* OBJECTIVE
Extract the whole listing as it stands. Do not include the pictures.

* GIVEN INFORMATION

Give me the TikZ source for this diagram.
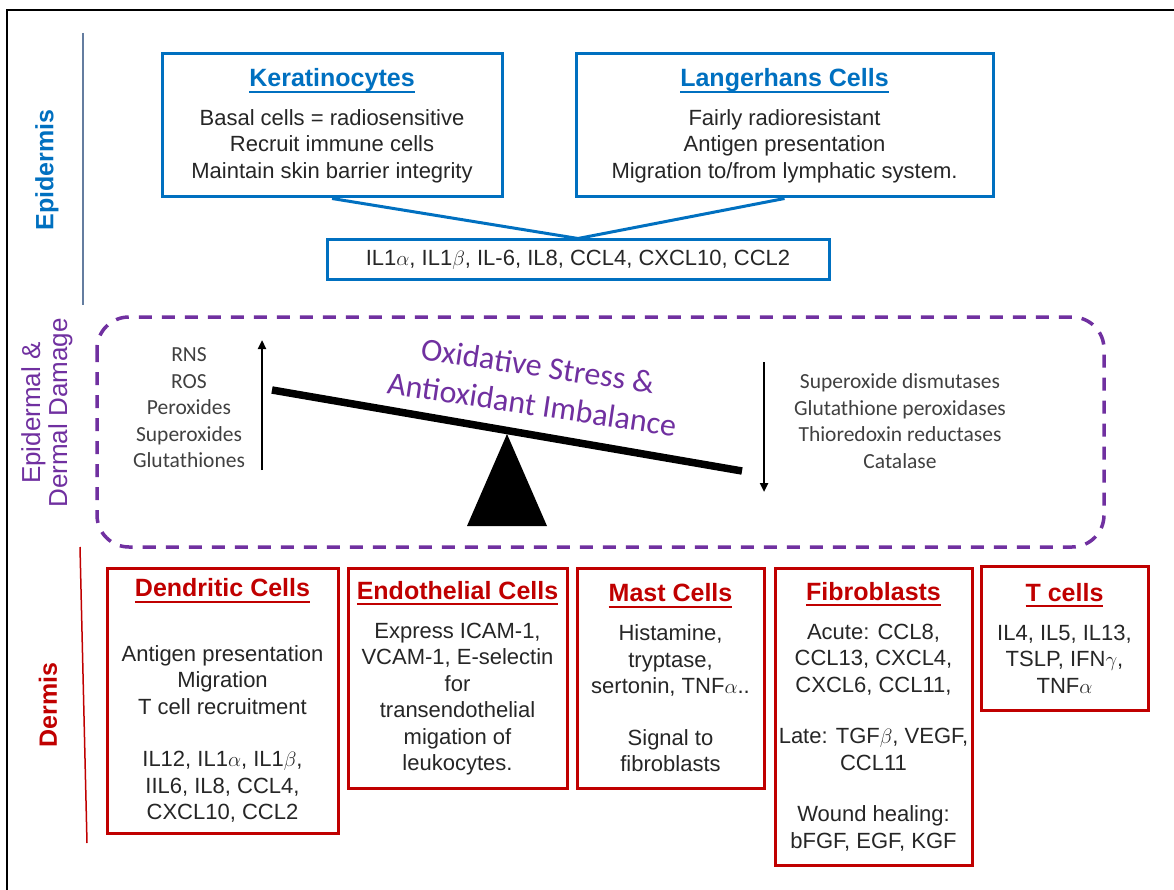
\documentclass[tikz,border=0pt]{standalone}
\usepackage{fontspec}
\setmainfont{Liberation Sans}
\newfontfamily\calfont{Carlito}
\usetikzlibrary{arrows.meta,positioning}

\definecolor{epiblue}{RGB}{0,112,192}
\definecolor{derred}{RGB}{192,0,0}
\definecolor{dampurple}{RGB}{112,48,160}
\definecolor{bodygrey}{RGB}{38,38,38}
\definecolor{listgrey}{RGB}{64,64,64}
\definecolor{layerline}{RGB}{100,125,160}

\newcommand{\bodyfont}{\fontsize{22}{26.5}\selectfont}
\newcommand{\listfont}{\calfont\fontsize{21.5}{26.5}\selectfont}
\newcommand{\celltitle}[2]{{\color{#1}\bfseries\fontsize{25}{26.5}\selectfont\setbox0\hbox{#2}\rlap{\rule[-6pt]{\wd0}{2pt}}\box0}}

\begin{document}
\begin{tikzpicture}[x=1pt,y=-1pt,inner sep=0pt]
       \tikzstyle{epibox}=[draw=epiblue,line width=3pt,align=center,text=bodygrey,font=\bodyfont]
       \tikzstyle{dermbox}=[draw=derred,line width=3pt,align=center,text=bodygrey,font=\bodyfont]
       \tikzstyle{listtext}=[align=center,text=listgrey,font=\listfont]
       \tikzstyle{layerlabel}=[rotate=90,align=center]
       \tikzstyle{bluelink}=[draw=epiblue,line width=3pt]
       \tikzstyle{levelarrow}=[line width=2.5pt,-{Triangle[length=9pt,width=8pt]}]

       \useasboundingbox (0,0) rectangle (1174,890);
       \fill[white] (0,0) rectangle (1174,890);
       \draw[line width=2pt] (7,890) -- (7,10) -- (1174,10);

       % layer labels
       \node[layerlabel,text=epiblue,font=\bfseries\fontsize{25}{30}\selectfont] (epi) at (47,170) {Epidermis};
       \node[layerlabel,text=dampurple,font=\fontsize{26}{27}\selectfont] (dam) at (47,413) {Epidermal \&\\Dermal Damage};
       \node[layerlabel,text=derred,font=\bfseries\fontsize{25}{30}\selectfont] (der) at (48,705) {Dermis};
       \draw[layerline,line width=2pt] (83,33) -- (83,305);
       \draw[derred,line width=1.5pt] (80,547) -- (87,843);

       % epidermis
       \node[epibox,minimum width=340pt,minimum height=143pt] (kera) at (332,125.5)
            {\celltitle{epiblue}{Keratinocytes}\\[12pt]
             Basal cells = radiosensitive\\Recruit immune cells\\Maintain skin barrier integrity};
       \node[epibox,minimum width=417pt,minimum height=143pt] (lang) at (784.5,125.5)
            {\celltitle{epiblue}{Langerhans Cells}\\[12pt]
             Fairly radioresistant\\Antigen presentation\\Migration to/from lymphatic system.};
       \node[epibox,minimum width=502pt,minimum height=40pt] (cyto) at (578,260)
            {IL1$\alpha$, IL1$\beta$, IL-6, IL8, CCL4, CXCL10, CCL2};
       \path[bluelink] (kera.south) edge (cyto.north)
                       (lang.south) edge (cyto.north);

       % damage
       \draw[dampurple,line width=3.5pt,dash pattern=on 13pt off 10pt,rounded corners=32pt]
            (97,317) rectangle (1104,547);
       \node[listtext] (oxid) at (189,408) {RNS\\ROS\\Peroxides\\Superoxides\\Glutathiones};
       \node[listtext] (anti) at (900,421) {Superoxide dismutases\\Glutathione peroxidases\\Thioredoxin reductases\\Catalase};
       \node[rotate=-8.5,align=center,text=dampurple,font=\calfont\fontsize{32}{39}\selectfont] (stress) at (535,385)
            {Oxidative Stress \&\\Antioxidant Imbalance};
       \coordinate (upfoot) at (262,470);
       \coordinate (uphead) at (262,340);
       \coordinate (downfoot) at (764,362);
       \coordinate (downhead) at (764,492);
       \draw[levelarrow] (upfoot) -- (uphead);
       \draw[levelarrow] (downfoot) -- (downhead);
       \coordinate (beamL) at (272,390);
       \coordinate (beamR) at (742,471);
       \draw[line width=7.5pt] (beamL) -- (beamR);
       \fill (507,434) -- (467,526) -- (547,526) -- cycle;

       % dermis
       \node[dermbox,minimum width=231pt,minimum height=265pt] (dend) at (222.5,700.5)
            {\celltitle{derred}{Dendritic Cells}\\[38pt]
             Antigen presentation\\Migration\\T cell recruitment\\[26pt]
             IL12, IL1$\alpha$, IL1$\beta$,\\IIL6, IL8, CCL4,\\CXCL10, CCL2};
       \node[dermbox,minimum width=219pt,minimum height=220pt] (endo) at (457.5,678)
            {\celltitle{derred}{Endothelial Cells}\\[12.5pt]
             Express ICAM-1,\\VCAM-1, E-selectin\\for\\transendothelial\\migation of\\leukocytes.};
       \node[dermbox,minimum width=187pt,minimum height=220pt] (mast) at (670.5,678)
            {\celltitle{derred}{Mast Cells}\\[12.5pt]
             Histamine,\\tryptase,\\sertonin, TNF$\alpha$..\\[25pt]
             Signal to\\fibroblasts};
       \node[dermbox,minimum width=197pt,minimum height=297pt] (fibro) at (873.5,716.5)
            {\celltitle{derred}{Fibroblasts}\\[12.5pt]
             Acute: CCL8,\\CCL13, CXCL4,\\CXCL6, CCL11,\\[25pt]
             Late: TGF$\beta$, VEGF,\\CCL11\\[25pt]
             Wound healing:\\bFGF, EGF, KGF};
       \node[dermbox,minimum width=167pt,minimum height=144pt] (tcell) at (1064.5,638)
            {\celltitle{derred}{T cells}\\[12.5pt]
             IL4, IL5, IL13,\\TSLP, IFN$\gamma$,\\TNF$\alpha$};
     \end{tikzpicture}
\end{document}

* COMPLETED EXERCISE
Give me the TikZ source for this diagram.
\documentclass[tikz,border=0pt]{standalone}
\usepackage{fontspec}
\setmainfont{Liberation Sans}
\newfontfamily\calfont{Carlito}
\usetikzlibrary{arrows.meta,positioning}

\definecolor{epiblue}{RGB}{0,112,192}
\definecolor{derred}{RGB}{192,0,0}
\definecolor{dampurple}{RGB}{112,48,160}
\definecolor{bodygrey}{RGB}{38,38,38}
\definecolor{listgrey}{RGB}{64,64,64}
\definecolor{layerline}{RGB}{100,125,160}

\newcommand{\bodyfont}{\fontsize{22}{26.5}\selectfont}
\newcommand{\listfont}{\calfont\fontsize{21.5}{26.5}\selectfont}
\newcommand{\celltitle}[2]{{\color{#1}\bfseries\fontsize{25}{26.5}\selectfont\setbox0\hbox{#2}\rlap{\rule[-6pt]{\wd0}{2pt}}\box0}}

\begin{document}
\begin{tikzpicture}[x=1pt,y=-1pt,inner sep=0pt]
       \tikzstyle{epibox}=[draw=epiblue,line width=3pt,align=center,text=bodygrey,font=\bodyfont]
       \tikzstyle{dermbox}=[draw=derred,line width=3pt,align=center,text=bodygrey,font=\bodyfont]
       \tikzstyle{listtext}=[align=center,text=listgrey,font=\listfont]
       \tikzstyle{layerlabel}=[rotate=90,align=center]
       \tikzstyle{bluelink}=[draw=epiblue,line width=3pt]
       \tikzstyle{levelarrow}=[line width=2.5pt,-{Triangle[length=9pt,width=8pt]}]

       \useasboundingbox (0,0) rectangle (1174,890);
       \fill[white] (0,0) rectangle (1174,890);
       \draw[line width=2pt] (7,890) -- (7,10) -- (1174,10);

       % layer labels
       \node[layerlabel,text=epiblue,font=\bfseries\fontsize{25}{30}\selectfont] (epi) at (47,170) {Epidermis};
       \node[layerlabel,text=dampurple,font=\fontsize{26}{27}\selectfont] (dam) at (47,413) {Epidermal \&\\Dermal Damage};
       \node[layerlabel,text=derred,font=\bfseries\fontsize{25}{30}\selectfont] (der) at (48,705) {Dermis};
       \draw[layerline,line width=2pt] (83,33) -- (83,305);
       \draw[derred,line width=1.5pt] (80,547) -- (87,843);

       % epidermis
       \node[epibox,minimum width=340pt,minimum height=143pt] (kera) at (332,125.5)
            {\celltitle{epiblue}{Keratinocytes}\\[12pt]
             Basal cells = radiosensitive\\Recruit immune cells\\Maintain skin barrier integrity};
       \node[epibox,minimum width=417pt,minimum height=143pt] (lang) at (784.5,125.5)
            {\celltitle{epiblue}{Langerhans Cells}\\[12pt]
             Fairly radioresistant\\Antigen presentation\\Migration to/from lymphatic system.};
       \node[epibox,minimum width=502pt,minimum height=40pt] (cyto) at (578,260)
            {IL1$\alpha$, IL1$\beta$, IL-6, IL8, CCL4, CXCL10, CCL2};
       \path[bluelink] (kera.south) edge (cyto.north)
                       (lang.south) edge (cyto.north);

       % damage
       \draw[dampurple,line width=3.5pt,dash pattern=on 13pt off 10pt,rounded corners=32pt]
            (97,317) rectangle (1104,547);
       \node[listtext] (oxid) at (189,408) {RNS\\ROS\\Peroxides\\Superoxides\\Glutathiones};
       \node[listtext] (anti) at (900,421) {Superoxide dismutases\\Glutathione peroxidases\\Thioredoxin reductases\\Catalase};
       \node[rotate=-8.5,align=center,text=dampurple,font=\calfont\fontsize{32}{39}\selectfont] (stress) at (535,385)
            {Oxidative Stress \&\\Antioxidant Imbalance};
       \coordinate (upfoot) at (262,470);
       \coordinate (uphead) at (262,340);
       \coordinate (downfoot) at (764,362);
       \coordinate (downhead) at (764,492);
       \draw[levelarrow] (upfoot) -- (uphead);
       \draw[levelarrow] (downfoot) -- (downhead);
       \coordinate (beamL) at (272,390);
       \coordinate (beamR) at (742,471);
       \draw[line width=7.5pt] (beamL) -- (beamR);
       \fill (507,434) -- (467,526) -- (547,526) -- cycle;

       % dermis
       \node[dermbox,minimum width=231pt,minimum height=265pt] (dend) at (222.5,700.5)
            {\celltitle{derred}{Dendritic Cells}\\[38pt]
             Antigen presentation\\Migration\\T cell recruitment\\[26pt]
             IL12, IL1$\alpha$, IL1$\beta$,\\IIL6, IL8, CCL4,\\CXCL10, CCL2};
       \node[dermbox,minimum width=219pt,minimum height=220pt] (endo) at (457.5,678)
            {\celltitle{derred}{Endothelial Cells}\\[12.5pt]
             Express ICAM-1,\\VCAM-1, E-selectin\\for\\transendothelial\\migation of\\leukocytes.};
       \node[dermbox,minimum width=187pt,minimum height=220pt] (mast) at (670.5,678)
            {\celltitle{derred}{Mast Cells}\\[12.5pt]
             Histamine,\\tryptase,\\sertonin, TNF$\alpha$..\\[25pt]
             Signal to\\fibroblasts};
       \node[dermbox,minimum width=197pt,minimum height=297pt] (fibro) at (873.5,716.5)
            {\celltitle{derred}{Fibroblasts}\\[12.5pt]
             Acute: CCL8,\\CCL13, CXCL4,\\CXCL6, CCL11,\\[25pt]
             Late: TGF$\beta$, VEGF,\\CCL11\\[25pt]
             Wound healing:\\bFGF, EGF, KGF};
       \node[dermbox,minimum width=167pt,minimum height=144pt] (tcell) at (1064.5,638)
            {\celltitle{derred}{T cells}\\[12.5pt]
             IL4, IL5, IL13,\\TSLP, IFN$\gamma$,\\TNF$\alpha$};
     \end{tikzpicture}
\end{document}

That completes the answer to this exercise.